The agitated Marines then test the PUCs for gunpowder residue by swabbing their hands and faces with a little patch of adhesive plastic. No residue. They release the men, search a few homes, scaring the shit out of kids and adults, and come up empty handed. The shooter - insurgent, terrorist, bored schmuck, whomever – has disappeared, trailing nothing but a handful of bullet casings. The patrol heads back into base and the next one goes out. Business as usual. The follow-on unit and the citizens of Hit inherit the fallout, as nasty or benign as it may be. But that’s just this civilian’s opinion.
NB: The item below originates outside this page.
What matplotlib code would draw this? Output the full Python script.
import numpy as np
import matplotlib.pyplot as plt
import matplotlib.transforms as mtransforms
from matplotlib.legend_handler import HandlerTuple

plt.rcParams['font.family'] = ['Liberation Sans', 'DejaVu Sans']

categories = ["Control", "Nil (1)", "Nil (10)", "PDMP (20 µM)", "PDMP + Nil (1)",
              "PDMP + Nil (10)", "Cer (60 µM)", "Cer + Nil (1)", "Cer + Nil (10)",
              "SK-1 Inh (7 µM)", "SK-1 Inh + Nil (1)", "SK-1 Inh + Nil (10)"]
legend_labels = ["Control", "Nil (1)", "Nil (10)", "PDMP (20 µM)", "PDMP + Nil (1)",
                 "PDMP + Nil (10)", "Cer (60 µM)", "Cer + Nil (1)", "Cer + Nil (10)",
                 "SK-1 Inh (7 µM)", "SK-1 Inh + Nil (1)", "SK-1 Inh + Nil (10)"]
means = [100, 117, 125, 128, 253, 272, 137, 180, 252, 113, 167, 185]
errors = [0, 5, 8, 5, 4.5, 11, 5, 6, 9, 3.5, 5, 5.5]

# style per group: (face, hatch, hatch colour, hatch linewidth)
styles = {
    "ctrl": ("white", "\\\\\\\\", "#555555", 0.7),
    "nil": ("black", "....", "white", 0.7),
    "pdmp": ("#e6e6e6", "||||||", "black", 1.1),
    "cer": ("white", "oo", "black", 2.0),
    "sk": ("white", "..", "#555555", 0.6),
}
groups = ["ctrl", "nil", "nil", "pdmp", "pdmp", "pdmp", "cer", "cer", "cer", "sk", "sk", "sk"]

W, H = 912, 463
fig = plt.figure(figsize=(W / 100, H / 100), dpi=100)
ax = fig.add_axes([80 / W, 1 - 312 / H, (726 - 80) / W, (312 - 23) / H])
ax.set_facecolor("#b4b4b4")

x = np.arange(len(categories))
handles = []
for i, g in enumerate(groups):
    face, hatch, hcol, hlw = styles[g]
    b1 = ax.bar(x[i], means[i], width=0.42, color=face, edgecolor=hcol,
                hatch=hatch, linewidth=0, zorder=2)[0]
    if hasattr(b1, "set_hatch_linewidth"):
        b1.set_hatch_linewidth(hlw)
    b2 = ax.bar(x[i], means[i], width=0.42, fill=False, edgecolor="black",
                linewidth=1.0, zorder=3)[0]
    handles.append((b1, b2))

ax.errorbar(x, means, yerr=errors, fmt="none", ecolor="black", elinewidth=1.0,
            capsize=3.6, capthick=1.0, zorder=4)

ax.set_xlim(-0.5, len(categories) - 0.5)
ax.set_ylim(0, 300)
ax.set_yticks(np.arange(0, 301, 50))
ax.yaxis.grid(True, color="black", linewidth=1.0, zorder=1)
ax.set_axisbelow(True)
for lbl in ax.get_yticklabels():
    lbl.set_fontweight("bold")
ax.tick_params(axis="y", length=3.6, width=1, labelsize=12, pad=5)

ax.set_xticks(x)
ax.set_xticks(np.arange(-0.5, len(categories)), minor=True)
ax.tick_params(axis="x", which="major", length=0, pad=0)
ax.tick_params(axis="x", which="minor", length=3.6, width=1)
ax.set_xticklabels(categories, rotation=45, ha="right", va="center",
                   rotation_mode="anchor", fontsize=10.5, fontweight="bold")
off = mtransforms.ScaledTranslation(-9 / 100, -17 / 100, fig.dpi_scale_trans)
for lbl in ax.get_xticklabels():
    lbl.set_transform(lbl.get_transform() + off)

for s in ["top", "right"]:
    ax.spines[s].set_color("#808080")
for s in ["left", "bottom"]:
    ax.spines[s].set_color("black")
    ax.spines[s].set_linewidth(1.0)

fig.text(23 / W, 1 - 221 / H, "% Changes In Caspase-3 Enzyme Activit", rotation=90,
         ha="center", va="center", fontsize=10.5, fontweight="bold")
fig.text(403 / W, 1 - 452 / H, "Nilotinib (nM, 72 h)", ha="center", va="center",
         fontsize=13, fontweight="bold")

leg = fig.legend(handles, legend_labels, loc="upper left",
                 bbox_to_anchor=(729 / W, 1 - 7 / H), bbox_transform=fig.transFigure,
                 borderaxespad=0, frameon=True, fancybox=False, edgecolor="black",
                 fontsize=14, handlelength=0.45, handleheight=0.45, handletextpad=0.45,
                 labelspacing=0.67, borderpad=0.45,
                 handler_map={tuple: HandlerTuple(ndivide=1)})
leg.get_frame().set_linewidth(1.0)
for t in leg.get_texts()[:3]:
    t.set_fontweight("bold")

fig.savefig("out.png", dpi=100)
Charlie Co.’s First Sergeant, Michael Wootten, gathers his 200-some odd Marines this morning outside their tents here at Al Asad. The fierce rain that started late last night peters off and the sun rises through abundant clouds.
“There’s one question that I want to address that was brought up already by first platoon, so you’ll have to bear with me,” he begins. Wootten’s commanding voice cuts through the drone of generators and the whipping wind.
“That was, there was no reason for us to be here. There was no reason for Charlie Company or BLT 1/2 to be in Iraq. Now, gimme a show of hands of who was drafted here.” No hands shoot up. “Not one of you was drafted, right? You volunteered to come into the Marine Corps, and I’ll tell you what that means to me and hopefully what it means to you. I joined the Marine Corps because it’s a warrior nation, because we are fighters. We don’t hold back when there’s a fight going on and say, Hey, you know what? I’d just rather turn squares out here in the ocean and hit port calls than go fight the fight. If you feel that way, then I invite you to get the fuck out when your EAS [Expiration of Active Service] is up and go join the Air Force. Oorah?”
“Er!” the men of Charlie reply in unison.
“I know it was hard for you to see the difference because you’re out humping that damn flak jacket three, four times a day, coming back in and collapsing in your rack in your own damn filth and sweat – and some of you who didn’t take a shower for the whole damn time we were out there.” A heartier “Er!” this time - and laughter.
“So it’s hard to see what difference you make,” Wootten continues. The Marine brought a measure of peace to Hit, he tells them, under the leaderhip of the Commanding Officer, Capt. Dave Handy. “Because I’m sure you heard, within 24 hours of you leaving, it went to shit.”
“You showed the people of Iraq the gift of freedom that we give them, because I believe we live in a nation that has everything. Some take the gift, some don’t take the gift. Some spit in our face when we give it to them, but still we offer it. But in no way, shape, or form do I want you to think that it was useless that we went in there because we lost three Marines there, and you’re disgracing them if you even think that. Oorah?” The response: “Er.”
The First Sergeant then segues into administrative matters – plans for the upcoming memorial and arrangements for liberty calls, upcoming training operations, and the eventual float home to North Carolina.